Transient electrical conductivity of W-based electron beam induced deposits during growth, irradiation and exposure to air

TL;DR

This study investigates the electrical conductivity of tungsten-based electron beam induced deposits during growth, irradiation, and air exposure, revealing non-linear growth behavior and conductivity changes due to electron tunneling and post-irradiation effects.

Contribution

It provides in situ measurements of conductivity during growth and exposure, and elucidates the mechanisms of electron transport and degradation in W-based deposits.

Findings

Conductivity increases non-linearly during initial growth.

Post-growth conductivity decreases logarithmically over time.

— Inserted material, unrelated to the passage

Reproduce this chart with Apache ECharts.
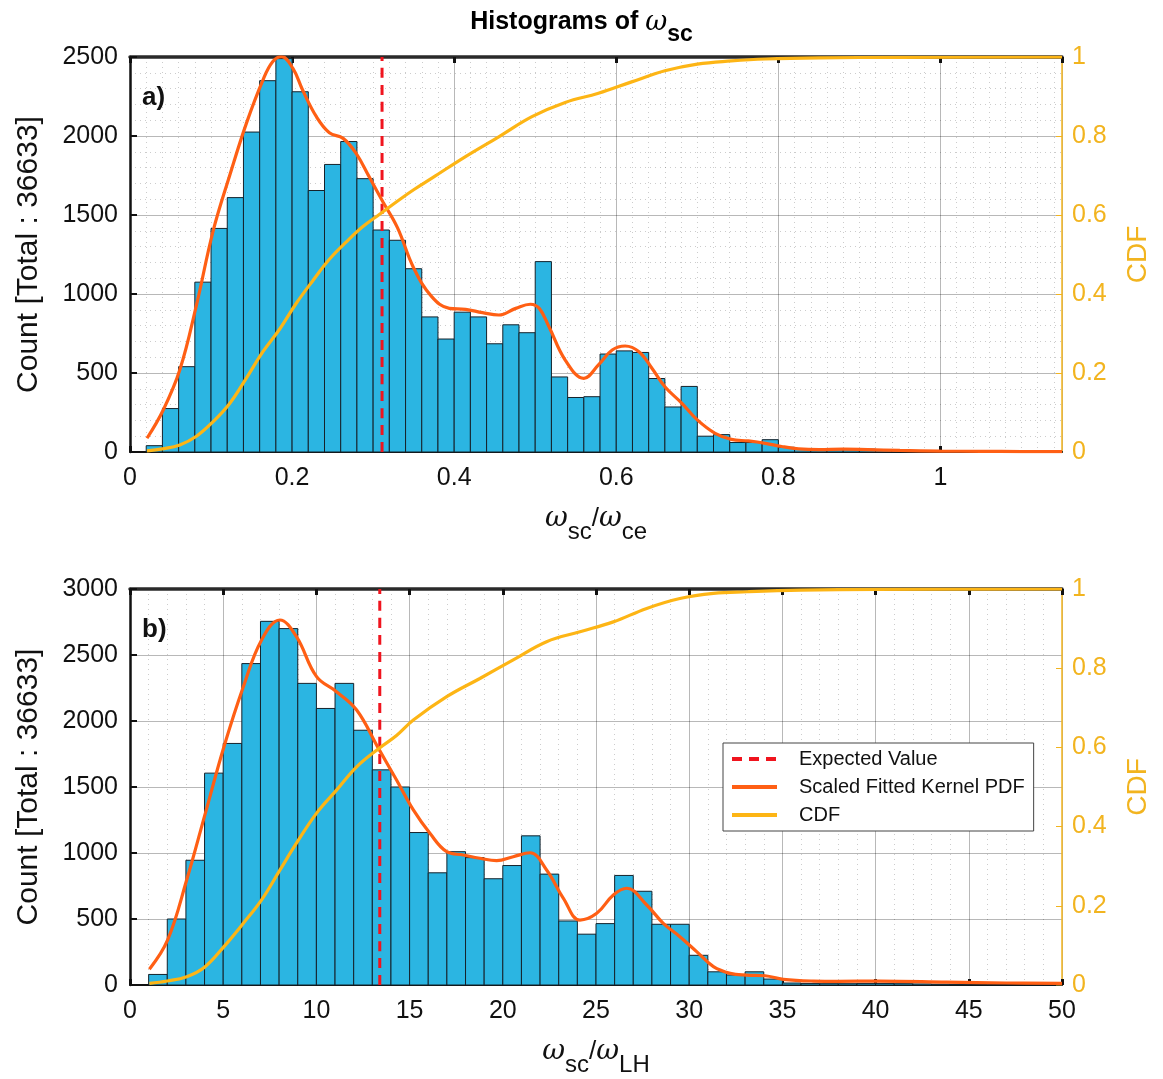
<!DOCTYPE html>
<html><head><meta charset="utf-8">
<script src="https://cdn.jsdelivr.net/npm/echarts@6/dist/echarts.min.js"></script>
<style>html,body{margin:0;padding:0;background:#fff}#c{width:1163px;height:1079px}</style>
</head><body><div id="c"></div><script>
// ---- data ----
const topBinStart = 0.02, topBinWidth = 0.02;
const topCounts = [40,275,540,1075,1415,1610,2025,2350,2490,2280,1655,1820,1965,1730,1405,1340,1160,855,715,885,
  855,685,805,755,1205,475,345,350,620,640,630,465,285,415,100,110,60,60,78,30,22,18,20,22,18,14,10,8,6,5,4,3,3,2,2,1];
const botBinStart = 1, botBinWidth = 1;
const botCounts = [80,500,945,1605,1830,2435,2755,2700,2285,2095,2285,1930,1630,1500,1155,850,1010,965,805,905,
  1130,840,485,385,465,830,710,460,460,225,100,76,100,45,15,12,10,10,12,12,10,8,6,5,4,3,3,2,2];
const topKernel = [[0.021,87],[0.041,266],[0.0615,520],[0.082,930],[0.1026,1400],[0.123,1750],[0.1436,2080],[0.164,2354],
  [0.176,2470],[0.187,2502],[0.201,2428],[0.213,2291],[0.23,2122],[0.246,2021],[0.263,1985],[0.279,1890],[0.295,1743],
  [0.312,1584],[0.33,1420],[0.35,1165],[0.372,985],[0.394,909],[0.414,903],[0.435,882],[0.455,867],[0.476,909],[0.494,935],
  [0.505,909],[0.517,793],[0.537,582],[0.56,466],[0.578,551],[0.595,646],[0.611,671],[0.628,635],[0.644,530],[0.66,413],
  [0.681,308],[0.70,203],[0.722,118],[0.742,80],[0.763,70],[0.784,55],[0.804,35],[0.825,20],[0.85,15],[0.88,18],[0.91,15],
  [0.95,10],[1.0,6],[1.05,4],[1.1,3],[1.15,2]];
const topCdf = [[0.021,0.003],[0.04,0.008],[0.0615,0.018],[0.082,0.04],[0.1026,0.077],[0.123,0.123],[0.1436,0.187],
  [0.164,0.254],[0.185,0.312],[0.205,0.376],[0.226,0.435],[0.246,0.488],[0.267,0.532],[0.287,0.57],[0.308,0.602],
  [0.332,0.638],[0.35,0.664],[0.373,0.694],[0.414,0.748],[0.455,0.798],[0.496,0.849],[0.537,0.885],[0.578,0.908],
  [0.619,0.937],[0.66,0.965],[0.70,0.982],[0.742,0.99],[0.784,0.995],[0.85,0.998],[0.95,0.999],[1.15,1.0]];
const botKernel = [[1.04,119],[2.02,341],[3.04,795],[4.04,1300],[5.04,1805],[6.08,2260],[7.06,2614],[8.04,2765],[8.93,2639],
  [10.01,2336],[11.08,2222],[12.16,2083],[13.3,1800],[14.3,1553],[15.2,1326],[16.09,1149],[16.99,1010],[17.88,985],
  [18.77,960],[19.67,942],[20.56,972],[21.46,1002],[22.35,871],[23.25,657],[24.14,492],[25.04,543],[25.93,682],[26.65,733],
  [27.72,606],[28.61,467],[29.5,366],[30.4,253],[31.3,139],[32.2,88],[33.1,75],[34.07,70],[35.05,43],[36.66,30],[38,28],
  [40.2,30],[43.8,22],[47,15],[50,12]];
const botCdf = [[1.04,0.004],[2,0.01],[3.04,0.021],[4,0.045],[5.04,0.097],[6.08,0.156],[7.06,0.215],[8.04,0.29],[8.93,0.358],
  [10.01,0.434],[11.08,0.492],[12.16,0.551],[13.37,0.598],[14.3,0.63],[15.2,0.669],[16.99,0.728],[18.77,0.774],[20.56,0.821],
  [22.35,0.867],[24.14,0.892],[25.93,0.917],[27.72,0.951],[29.5,0.976],[31.3,0.989],[33.1,0.993],[36,0.997],[40,0.999],[50,1]];
const topExpected = 0.311;
const botExpected = 13.4;
const topXRange = {min:0, max:1.15, interval:0.2, minorSplit:10};
const topYRange = {min:0, max:2500, interval:500};
const botXRange = {min:0, max:50, interval:5, minorSplit:5};
const botYRange = {min:0, max:3000, interval:500};
const cdfRange = {min:0, max:1, interval:0.2};
const seriesNames = ['Expected Value','Scaled Fitted Kernel PDF','CDF'];

// ---- styling ----
const FONT = 'Liberation Sans, Arial, Helvetica, sans-serif';
const C_BAR = '#2BB5E2', C_KDE = '#FF5F14', C_CDF = '#FDB515', C_EXP = '#F0141E', C_AXR = '#F2B41F';
const plain = v => String(v);

function histData(start, w, counts){ return counts.map((c,i)=>[start+i*w, start+(i+1)*w, c]); }
function histSeries(xi, yi, data){
  return {type:'custom', xAxisIndex:xi, yAxisIndex:yi, data:data, encode:{x:[0,1], y:2}, z:2,
    renderItem:function(params, api){
      const a = api.coord([api.value(0), api.value(2)]);
      const b = api.coord([api.value(1), 0]);
      return {type:'rect', shape:{x:a[0], y:a[1], width:b[0]-a[0], height:b[1]-a[1]},
        style:{fill:C_BAR, stroke:'#15222b', lineWidth:1}};
    }};
}
function makeBottomX(grid, r, name){
  return {type:'value', gridIndex:grid, position:'bottom', min:r.min, max:r.max, interval:r.interval,
    name:name, nameLocation:'middle', nameGap:42,
    nameTextStyle:{rich:{
      w:{fontSize:28, fontStyle:'italic', fontFamily:'DejaVu Serif', color:'#111'},
      s:{fontSize:24, fontFamily:FONT, color:'#111', padding:[26,0,0,0]},
      n:{fontSize:26, fontFamily:FONT, color:'#111'}}},
    axisLine:{show:true, onZero:false, lineStyle:{color:'#111', width:2}},
    axisTick:{show:true, inside:true, length:6, lineStyle:{color:'#111', width:3}},
    axisLabel:{show:true, margin:14, fontSize:25, color:'#111', fontFamily:FONT, formatter:plain,
      showMaxLabel: Math.abs(r.max / r.interval - Math.round(r.max / r.interval)) < 1e-9},
    splitLine:{show:true, lineStyle:{color:'rgba(0,0,0,0.28)', width:1}},
    minorTick:{show:false, splitNumber:r.minorSplit},
    minorSplitLine:{show:true, lineStyle:{color:'rgba(0,0,0,0.2)', width:1, type:[1,4]}}
  };
}
function makeTopX(grid, r){
  return {type:'value', gridIndex:grid, position:'top', min:r.min, max:r.max, interval:r.interval,
    axisLine:{show:true, onZero:false, lineStyle:{color:'#2a2a2a', width:3.5}},
    axisTick:{show:true, inside:true, length:6, lineStyle:{color:'#111', width:3}},
    axisLabel:{show:false}, splitLine:{show:false}};
}
function makeLeftY(grid, r, minor){
  return {type:'value', gridIndex:grid, position:'left', min:r.min, max:r.max, interval:r.interval,
    name:'Count [Total : 36633]', nameLocation:'middle', nameGap:86,
    nameTextStyle:{fontSize:30, color:'#111', fontFamily:FONT},
    axisLine:{show:true, onZero:false, lineStyle:{color:'#111', width:2.5}},
    axisTick:{show:true, inside:true, length:7, lineStyle:{color:'#111', width:2}},
    axisLabel:{margin:12, fontSize:25, color:'#111', fontFamily:FONT, formatter:plain},
    splitLine:{show:true, lineStyle:{color:'rgba(0,0,0,0.28)', width:1}},
    minorTick:{show:false, splitNumber:5},
    minorSplitLine:{show:minor, lineStyle:{color:'rgba(0,0,0,0.2)', width:1, type:[1,4]}}
  };
}
function makeRightY(grid, r){
  return {type:'value', gridIndex:grid, position:'right', min:r.min, max:r.max, interval:r.interval,
    name:'CDF', nameLocation:'middle', nameGap:62, nameRotate:90,
    nameTextStyle:{fontSize:28, color:C_AXR, fontFamily:FONT},
    axisLine:{show:true, onZero:false, lineStyle:{color:C_AXR, width:1.5}},
    axisTick:{show:true, inside:true, length:6, lineStyle:{color:C_AXR, width:1}},
    axisLabel:{margin:10, fontSize:25, color:C_AXR, fontFamily:FONT, formatter:plain},
    splitLine:{show:false}};
}
function lineS(name, xi, yi, data, color, width, type, z){
  return {type:'line', name:name, xAxisIndex:xi, yAxisIndex:yi, data:data, smooth:0.4, symbol:'none',
    lineStyle:{color:color, width:width, type:type||'solid'}, itemStyle:{color:color}, z:z};
}

const xName = '{w|ω}{s|sc}{n|/}{w|ω}';
const chart = echarts.init(document.getElementById('c'), null, {renderer:'canvas'});
chart.setOption({
  animation:false,
  backgroundColor:'#fff',
  title:[
    {text:'{b|Histograms of }{w|ω}{s|sc}', left:'center', top:-6,
      textStyle:{rich:{
        b:{fontSize:25, fontWeight:'bold', color:'#000', fontFamily:FONT},
        w:{fontSize:27, fontStyle:'italic', fontWeight:'normal', fontFamily:'DejaVu Serif', color:'#000'},
        s:{fontSize:23, fontWeight:'bold', color:'#000', fontFamily:FONT, padding:[24,0,0,0]}}}},
    {text:'a)', left:137, top:80, textStyle:{fontSize:26, fontWeight:'bold', color:'#111', fontFamily:FONT}},
    {text:'b)', left:137, top:612, textStyle:{fontSize:26, fontWeight:'bold', color:'#111', fontFamily:FONT}}
  ],
  grid:[
    {left:130, right:101, top:57, height:395},
    {left:130, right:101, top:589, height:396}
  ],
  legend:{data:seriesNames, orient:'vertical', left:723, top:743,
    padding:[6,9,6,7], itemGap:8, itemWidth:45, itemHeight:18,
    itemStyle:{opacity:0}, lineStyle:{width:4},
    backgroundColor:'#fff', borderColor:'#444', borderWidth:1,
    textStyle:{fontSize:20, color:'#111', fontFamily:FONT, padding:[0,0,0,17]}},
  xAxis:[
    makeBottomX(0, topXRange, xName + '{s|ce}'),
    makeTopX(0, topXRange),
    makeBottomX(1, botXRange, xName + '{s|LH}'),
    makeTopX(1, botXRange)
  ],
  yAxis:[ makeLeftY(0, topYRange, true), makeRightY(0, cdfRange), makeLeftY(1, botYRange, false), makeRightY(1, cdfRange) ],
  series:[
    histSeries(0, 0, histData(topBinStart, topBinWidth, topCounts)),
    lineS(seriesNames[0], 0, 0, [[topExpected, topYRange.min],[topExpected, topYRange.max]], C_EXP, 3, [10,7], 3),
    lineS(seriesNames[1], 0, 0, topKernel, C_KDE, 3.2, 'solid', 4),
    lineS(seriesNames[2], 1, 1, topCdf, C_CDF, 3.2, 'solid', 5),
    histSeries(2, 2, histData(botBinStart, botBinWidth, botCounts)),
    lineS(seriesNames[0], 2, 2, [[botExpected, botYRange.min],[botExpected, botYRange.max]], C_EXP, 3, [10,7], 3),
    lineS(seriesNames[1], 2, 2, botKernel, C_KDE, 3.2, 'solid', 4),
    lineS(seriesNames[2], 3, 3, botCdf, C_CDF, 3.2, 'solid', 5)
  ]
});
</script></body></html>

Electron post-irradiation enhances electrical conductivity.

Abstract

W-based granular metals have been prepared by electron beam induced deposition from the tungsten-hexacarbonyl W(CO)6 precursor. In situ electrical conductivity measurements have been performed to monitor the growth process and to investigate the behavior of the deposit under electron beam post irradiation and by exposure to air. During the first part of the growth process, the electrical conductivity grows non-linearly, independent of the electron beam parameters. This behavior is interpreted as the result of the increase of the W-particles diameter. Once the growth process is terminated, the electrical conductivity decreases with the logarithm of time, sigma ln(t). Temperature-dependent conductivity measurements of the deposits reveal that the electrical transport takes place by means of electron tunneling either between W-metal grains or between grains and trap sites in the matrix. After venting the electron microscope the electrical conductivity of the deposits shows a degradation behavior, which depends on the composition. Electron post-irradiation increases the electrical conductivity of the deposits.